AR also delivers value by making procedures faster, smarter and safer in a standardized way to facilitate knowledge retention and continuous improvement cycles. For example, remote factory acceptance testing (FAT) now regularly deploys AR solutions encompassing audio, video, document sharing and live annotations by overlaying digital information onto the equipment operatives are working on, removing the need for customers to visit our facility.
Developing solutions in hours, not days
Because AR applications work on a multitude of devices, it is no longer a restricted technology. Even Android and iOS mobile devices we use can provide the operational gateway to reducing downtime and increased efficiency.
The service expert gets real-time visual insight to the application, accessing chat, images or videos shared by the on-site engineer, and in turn helps the customer troubleshoot by guiding through the service process with the aid of interactive tools that visualize and simplify the instructions.
Some recent outcomes show the value of AR in practice.
Field service engineers of a leading pulp and paper producer use headsets imparted with AR technology containing repair strategies and guidance documentation – so maintenance issues that would normally result in days of downtime due to travel and other logistics issues are solved in hours.
One of the world’s largest marine shipping operators needed remote maintenance to support problem-solving for its global fleet and reduce the impact of issues while at sea.

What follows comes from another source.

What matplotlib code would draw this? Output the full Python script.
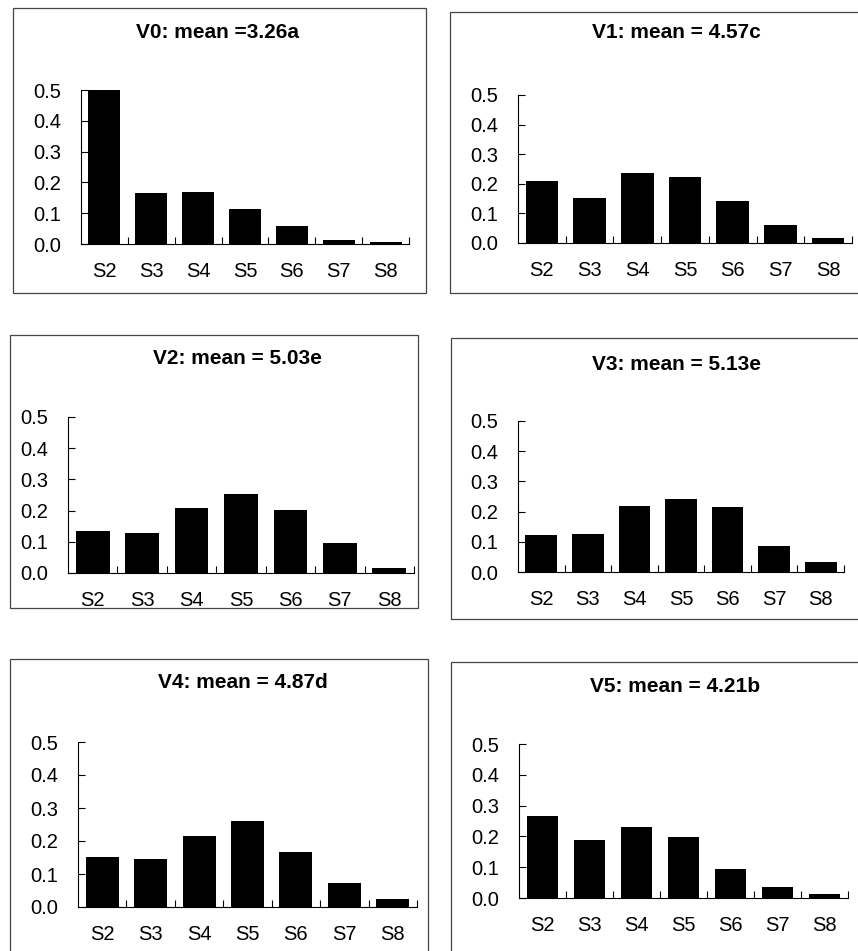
import matplotlib
matplotlib.use("Agg")
import matplotlib.pyplot as plt
from matplotlib.patches import Rectangle
from matplotlib.ticker import FormatStrFormatter

plt.rcParams['font.family'] = ['Liberation Sans', 'DejaVu Sans']

# Data
categories = ["S2", "S3", "S4", "S5", "S6", "S7", "S8"]
titles = ["V0: mean =3.26a", "V1: mean = 4.57c", "V2: mean = 5.03e",
          "V3: mean = 5.13e", "V4: mean = 4.87d", "V5: mean = 4.21b"]
v0 = [0.502, 0.167, 0.168, 0.114, 0.059, 0.014, 0.008]
v1 = [0.211, 0.153, 0.236, 0.222, 0.143, 0.062, 0.016]
v2 = [0.134, 0.128, 0.209, 0.253, 0.202, 0.097, 0.017]
v3 = [0.121, 0.125, 0.219, 0.243, 0.215, 0.085, 0.032]
v4 = [0.153, 0.144, 0.214, 0.260, 0.166, 0.073, 0.024]
v5 = [0.265, 0.187, 0.232, 0.198, 0.095, 0.037, 0.012]
series = [v0, v1, v2, v3, v4, v5]
yticks = [0.0, 0.1, 0.2, 0.3, 0.4, 0.5]

W, H = 858, 951
fig = plt.figure(figsize=(W / 100, H / 100), dpi=100)

# layout in pixels: axes (x_left, x_right, y_zero, y_top), box (l, t, r, b), title (x, y)
axes_px = [(81, 409, 244, 90), (518, 852, 243, 95),
           (68, 414, 573, 417), (518, 844, 572, 421),
           (78, 417, 907, 742), (519, 848, 898, 744)]
box_px = [(13, 8, 426, 293), (450, 12, 880, 293),
          (10, 335, 418, 608), (451, 338, 880, 619),
          (10, 659, 428, 970), (451, 662, 880, 970)]
title_px = [(218, 32), (676, 32), (237, 358), (676, 365), (243, 683), (675, 687)]

for (l, t, r, b) in box_px:
    fig.patches.append(Rectangle((l / W, 1 - b / H), (r - l) / W, (b - t) / H,
                                 transform=fig.transFigure, fill=False,
                                 edgecolor='#444444', linewidth=0.9))

for vals, title, (xl, xr, y0, y5), (tx, ty) in zip(series, titles, axes_px, title_px):
    ax = fig.add_axes([xl / W, 1 - y0 / H, (xr - xl) / W, (y0 - y5) / H])
    x = range(len(categories))
    ax.bar(x, vals, width=0.68, color='black')
    ax.set_xlim(-0.5, 6.5)
    ax.set_ylim(0, 0.5)
    ax.set_yticks(yticks)
    ax.yaxis.set_major_formatter(FormatStrFormatter('%.1f'))
    ax.set_xticks(list(x))
    ax.set_xticklabels(categories)
    ax.set_xticks([i + 0.5 for i in x], minor=True)
    ax.tick_params(axis='x', which='major', length=0, pad=13, labelsize=14.5)
    ax.tick_params(axis='x', which='minor', direction='in', length=5, width=0.8)
    ax.tick_params(axis='y', direction='in', length=5, width=0.8, pad=14, labelsize=14.5)
    for s in ['top', 'right']:
        ax.spines[s].set_visible(False)
    for s in ['left', 'bottom']:
        ax.spines[s].set_linewidth(0.8)
    ax.patch.set_alpha(0)
    fig.text(tx / W, 1 - ty / H, title, ha='center', va='center',
             fontsize=15, fontweight='bold')

fig.savefig("out.png", dpi=100)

Service support delivered through AR extends the ability of onboard technicians to address failures they would have otherwise lacked the experience to diagnose and complete.
Specialists could identify issues from thousands of miles away and provide their maintenance crews with instructions to solve problems, eliminating the need for re-routes, port stops and all the associated costs.
Bringing connected technology together
These AR solutions are available as downloadable apps from Google and Apple stores and use augmented reality to overlay the instructions on real equipment to expertly assist customers quickly and efficiently.
Interactive troubleshooting using step-by-step tutorials can be accessed by customers 24/7 for fast and easily accessible guidance through the different steps of key procedures. Facilitating remotely guided repairs and replacement of critical components takes this a step further, because in addition to using live on-screen annotations and digital overlays in the engineer’s field of vision, it also allows taking pictures, as well as audio and video sharing capability and guidance via live text chat.
A service assist mobile app provides information even faster and more efficiently with the additional support of a virtual assistant, which can find immersive guides, books appointments for either on-site or remote services. It also pulls together company and other related documentation in a single digital location.
The speed of resolution is tangible and vital in minimizing potentially disruptive and expensive downtime.
Value-added AR solutions should integrate multiple data sources and collaboration tools into the same augmented environment, so teams can collaborate much more effectively, regardless of their location, and get virtually hands on.
As we continue to navigate the challenges of a constantly changing energy landscape, the adoption of AR will only continue to accelerate. Providing operators with the visual information needed to fix problems and issues is a winning formula for achieving ongoing improved efficiency, quicker and safer resolutions as well as enhancing asset life and performance.
AR empowers end users and boosts positive and proactive interaction, so for both parties service support is conducted in a faster, more optimized and sustainable way.